This is the season to give and a business is giving a man a second chance.
Matt Jones repairs computers at Commonwealth Computer Solutions in Roanoke.
"He's been great since he's been here," says owner Kathryn Bishop, "Very humble, wants a second chance. He'll do things without us asking."
Jones is an intern here. He not only repairs computers, he also goes out on service calls.
"I feel rejuvenated like I haven't been this ambitious in years and I feel like I have a golden opportunity to make the best of everything right now," says Jones.
But it took a lot to get here.
He recently served 20 months in jail for embezzlement. Jones is part of a new program called 'Second Chance Act'.

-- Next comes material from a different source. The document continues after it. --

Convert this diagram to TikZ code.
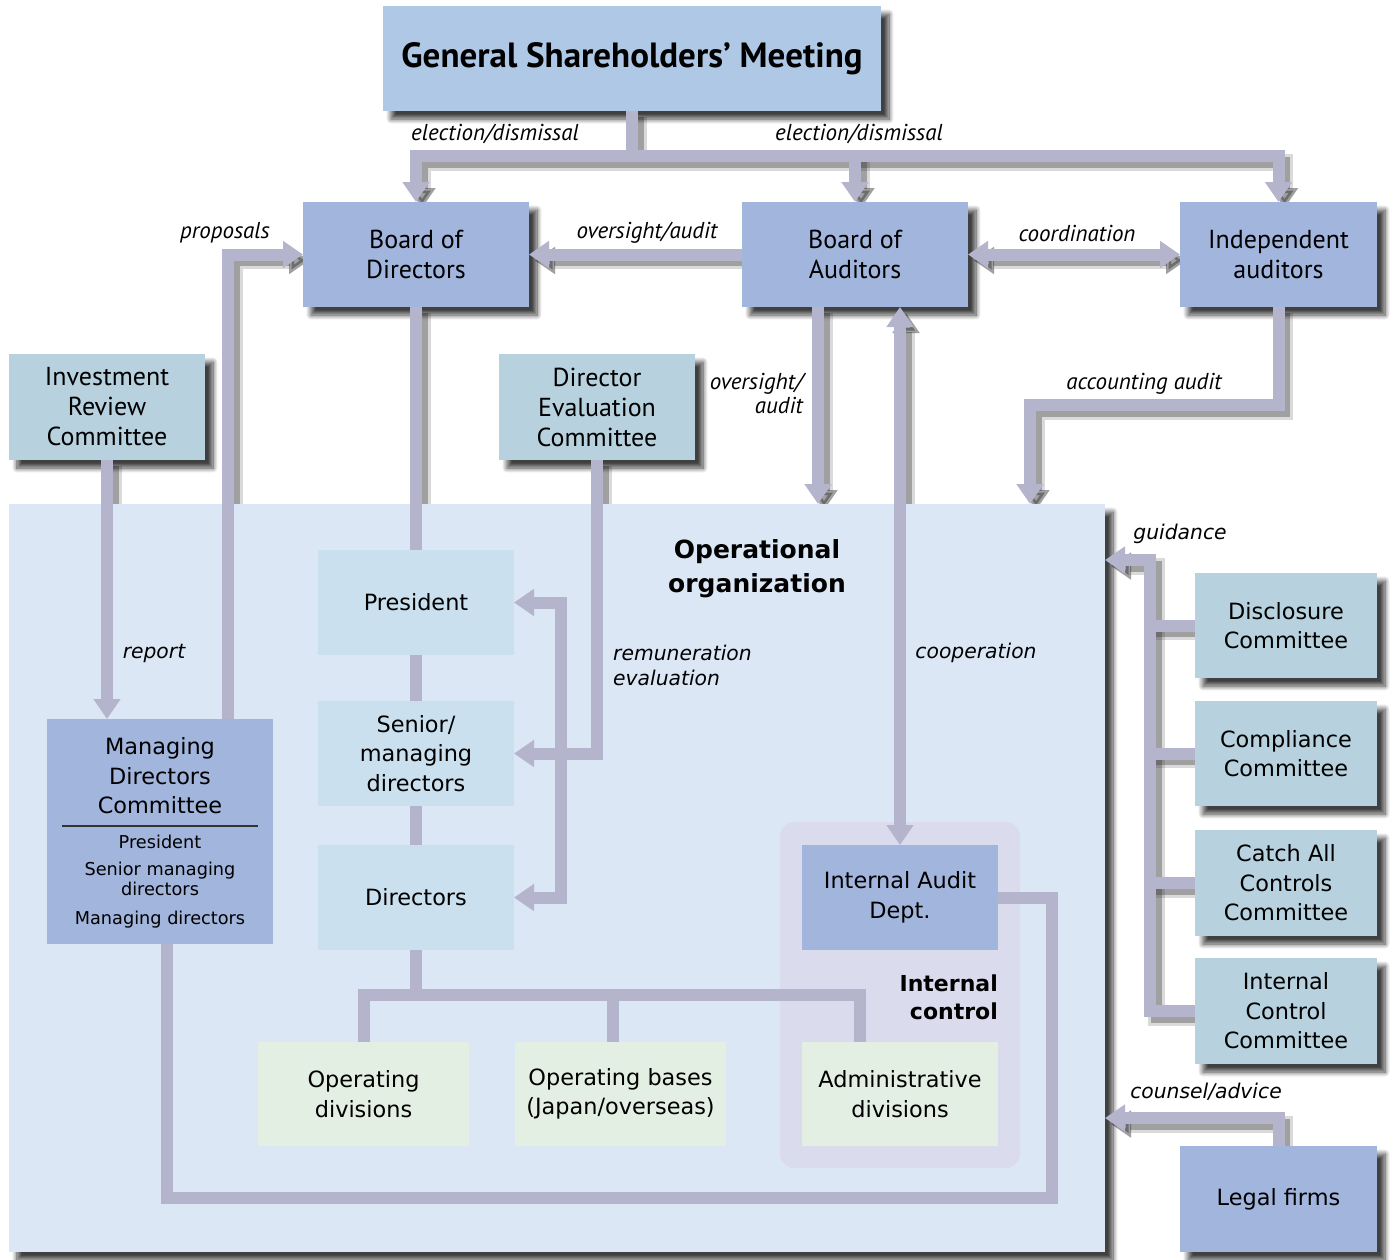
\documentclass[tikz,border=0pt]{standalone}
\usepackage{fontspec}
\setmainfont{PT Sans}
\newfontfamily\wf{DejaVu Sans}
\usetikzlibrary{arrows.meta,shadows.blur,calc}
\pgfdeclarelayer{lsh}\pgfdeclarelayer{boxl}\pgfdeclarelayer{connl}
\pgfsetlayers{lsh,main,boxl,connl}
\definecolor{cgsm}{RGB}{174,200,230}
\definecolor{cdark}{RGB}{162,181,221}
\definecolor{cteal}{RGB}{183,210,222}
\definecolor{cinner}{RGB}{203,224,238}
\definecolor{corg}{RGB}{220,231,246}
\definecolor{cgreen}{RGB}{228,239,228}
\definecolor{cic}{RGB}{218,219,236}
\definecolor{cline}{RGB}{180,180,204}
\tikzset{
  bx/.style={anchor=north west, inner sep=0pt, outer sep=0pt, align=center, text=black},
  shad/.style={blur shadow={shadow xshift=8pt, shadow yshift=-8pt, shadow blur radius=5pt, shadow blur steps=10, shadow opacity=75}},
  conn/.style={draw=cline, line width=12pt},
  lshad/.style={draw=black!80, line width=11pt, opacity=0.35, transform canvas={shift={(6pt,-6pt)}}},
  lshadb/.style={draw=black!80, line width=17pt, opacity=0.18, transform canvas={shift={(6pt,-6pt)}}},
  nar/.style={font=\fontsize{26}{30}\selectfont},
  wid/.style={font=\wf\fontsize{22.4}{29.5}\selectfont},
  lab/.style={font=\itshape\fontsize{23}{24}\selectfont, inner sep=0pt},
  wlab/.style={font=\wf\itshape\fontsize{20.3}{25}\selectfont, inner sep=0pt},
}
\newcommand\mybox[7]{\node[bx,#6,minimum width=#4pt,minimum height=#5pt] (#1) at (#2,#3) {#7};}
\newcommand\outerconns[1]{%
  \draw[#1] (gsm.south) -- (bus);
  \draw[#1,->] (bus) -- (bus -| bod.north) -- (bod.north);
  \draw[#1,->] (bus) -- (bus -| ia.north) -- (ia.north);
  \draw[#1,->] (bus -| boa.north) -- (boa.north);
  \draw[#1,->] (boa.west) -- (bod.east);
  \draw[#1,<->] (boa.east) -- (ia.west);
  \draw[#1,->] (prop) -- (prop |- bod.west) -- (bod.west);
  \draw[#1] (bod.south) -- (pres.north);
  \draw[#1,->] (irc.south) -- (irc.south |- mdc.north);
  \draw[#1,->] (oad) -- (oae);
  \draw[#1,<->] (iad.north) -- (iad.north |- boa.south);
  \draw[#1,->] (ia.south) -- (ia.south |- acc) -- (acc) -- (acce);
  \draw[#1,->] (dec.south) -- (dec.south |- smd.east) -- (smd.east);
  \draw[#1,->] (icc.west) -- (icc.west -| gb) -- (gb) -- (gend);
  \draw[#1] (disc.west) -- (disc.west -| gb);
  \draw[#1] (comp.west) -- (comp.west -| gb);
  \draw[#1] (catch.west) -- (catch.west -| gb);
  \draw[#1,->] (legal.north) -- (legal.north |- cl) -- (cl);
}
\begin{document}
\begin{tikzpicture}[x=1pt,y=-1pt,>={Triangle[width=26pt,length=20pt]}]
\useasboundingbox (0,0) rectangle (1390,1259);
% ---------- regions (main layer) ----------
\mybox{org}{9}{504}{1096}{748}{fill=corg,shad}{}
\node[bx,fill=cic,rounded corners=14pt,minimum width=240pt,minimum height=346pt] (icr) at (780,822) {};
% ---------- boxes ----------
\begin{pgfonlayer}{boxl}
\mybox{gsm}{383}{6}{498}{105}{fill=cgsm,shad,font=\bfseries\fontsize{35}{40}\selectfont}{General Shareholders’ Meeting}
\mybox{bod}{303}{202}{226}{105}{fill=cdark,shad,nar}{Board of\\Directors}
\mybox{boa}{742}{202}{226}{105}{fill=cdark,shad,nar}{Board of\\Auditors}
\mybox{ia}{1180}{202}{197}{105}{fill=cdark,shad,nar}{Independent\\auditors}
\mybox{irc}{9}{354}{196}{106}{fill=cteal,shad,nar}{Investment\\Review\\Committee}
\mybox{dec}{499}{354}{196}{106}{fill=cteal,shad,nar}{Director\\Evaluation\\Committee}
\mybox{pres}{318}{550}{196}{105}{fill=cinner,wid}{President}
\mybox{smd}{318}{701}{196}{105}{fill=cinner,wid}{Senior/\\managing\\directors}
\mybox{dirs}{318}{845}{196}{105}{fill=cinner,wid}{Directors}
\mybox{mdc}{47}{719}{226}{225}{fill=cdark}{}
\mybox{opd}{258}{1042}{211}{104}{fill=cgreen,wid}{Operating\\divisions}
\mybox{opb}{515}{1042}{211}{104}{fill=cgreen,wid}{Operating bases\\(Japan/overseas)}
\mybox{adm}{802}{1042}{196}{104}{fill=cgreen,wid}{Administrative\\divisions}
\mybox{iad}{802}{845}{196}{105}{fill=cdark,wid}{Internal Audit\\Dept.}
\mybox{disc}{1195}{573}{182}{105}{fill=cteal,shad,wid}{Disclosure\\Committee}
\mybox{comp}{1195}{701}{182}{105}{fill=cteal,shad,wid}{Compliance\\Committee}
\mybox{catch}{1195}{830}{182}{106}{fill=cteal,shad,wid}{Catch All\\Controls\\Committee}
\mybox{icc}{1195}{958}{182}{106}{fill=cteal,shad,wid}{Internal\\Control\\Committee}
\mybox{legal}{1180}{1146}{197}{106}{fill=cdark,shad,wid}{Legal firms}
\node[align=center,inner sep=0pt,font=\wf\fontsize{22.4}{29.5}\selectfont] (mdct) at (160,776) {Managing\\Directors\\Committee};
\node[align=center,inner sep=0pt,font=\wf\fontsize{17.7}{20}\selectfont] (mdcs) at (160,882) {President\\[7pt]Senior managing\\directors\\[9pt]Managing directors};
\node[align=center,inner sep=0pt,font=\wf\bfseries\fontsize{25}{34}\selectfont] (orgt) at (757,569) {Operational\\organization};
\node[align=right,inner sep=0pt,anchor=east,font=\wf\bfseries\fontsize{22}{28}\selectfont] (ict) at (998,997) {Internal\\control};
\draw[line width=1.3pt,black!80] ($(mdc.north west)+(15,107)$) -- ($(mdc.north east)+(-15,107)$);
\end{pgfonlayer}
% ---------- coordinates ----------
\coordinate (bus) at (632,156);
\coordinate (prop) at (228,719);
\coordinate (oad) at (818,307);
\coordinate (oae) at (818,504);
\coordinate (acc) at (1030,405);
\coordinate (acce) at (1030,504);
\coordinate (gb) at (1150,560);
\coordinate (gend) at (1105,560);
\coordinate (cl) at (1105,1118);
\coordinate (rem) at (561,600);
\coordinate (db1) at (363.5,995);
\coordinate (db2) at (860,995);
\coordinate (admt) at (860,1042);
\coordinate (opbt) at (613,1042);
\coordinate (ml) at (167,944);
\coordinate (mlc) at (1052,1198);
% ---------- connectors ----------
\begin{pgfonlayer}{lsh}
\outerconns{lshadb}
\outerconns{lshad}
\end{pgfonlayer}
\begin{pgfonlayer}{connl}
\outerconns{conn}
\draw[conn] (pres.south) -- (smd.north);
\draw[conn] (smd.south) -- (dirs.north);
\draw[conn,<->] (pres.east) -- (pres.east -| rem) -- (dirs.east -| rem) -- (dirs.east);
\draw[conn] (dirs.south) -- (dirs.south |- db1);
\draw[conn] (opd.north) -- (db1) -- (db2) -- (admt);
\draw[conn] (opbt |- db1) -- (opbt);
\draw[conn] (ml) -- (ml |- mlc) -- (mlc) -- (mlc |- iad.east) -- (iad.east);
% ---------- labels ----------
\node[lab] (l1) at (495,134) {election/dismissal};
\node[lab] (l2) at (859,134) {election/dismissal};
\node[lab] (l3) at (225,233) {proposals};
\node[lab] (l4) at (647,233) {oversight/audit};
\node[lab] (l5) at (1077,233) {coordination};
\node[lab,align=right,anchor=east] (l6) at (803,393) {oversight/\\audit};
\node[lab] (l7) at (1144,384) {accounting audit};
\node[wlab] (l8) at (154,653) {report};
\node[wlab,align=left,anchor=west] (l9) at (613,665) {remuneration\\evaluation};
\node[wlab] (l10) at (976,653) {cooperation};
\node[wlab] (l11) at (1180,534) {guidance};
\node[wlab] (l12) at (1206,1092) {counsel/advice};
\end{pgfonlayer}
\end{tikzpicture}
\end{document}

The program starts in jail. Inmates are screened and then selected for the program. Then they take a 36 week computer class while in jail. They also get certified in jail. The goal is to find internships after they're released.
"I hope that I can be a positive role model for someone coming in and being you know there is no dead end," says Jones.
The groups running the program, TAP and Virginia Cares, say it's difficult to find business owners like Kathryn Bishop who are willing to hire people with a criminal record.
"Everyone's made mistakes you know everybody wants a second chance," says Bishop/
Jones' internship is 20 weeks long. After that Bishop says she hopes to make him a permanent member of her staff.
Commonwealth Computer Services does not pay Jones because he's an intern. Instead Jones is paid through the program which has a grant from the U.S. Department of Labor.
The program is a collaborative effort between Virginia Cares, Virginia Western Community College, and the Western Virginia Regional Jail.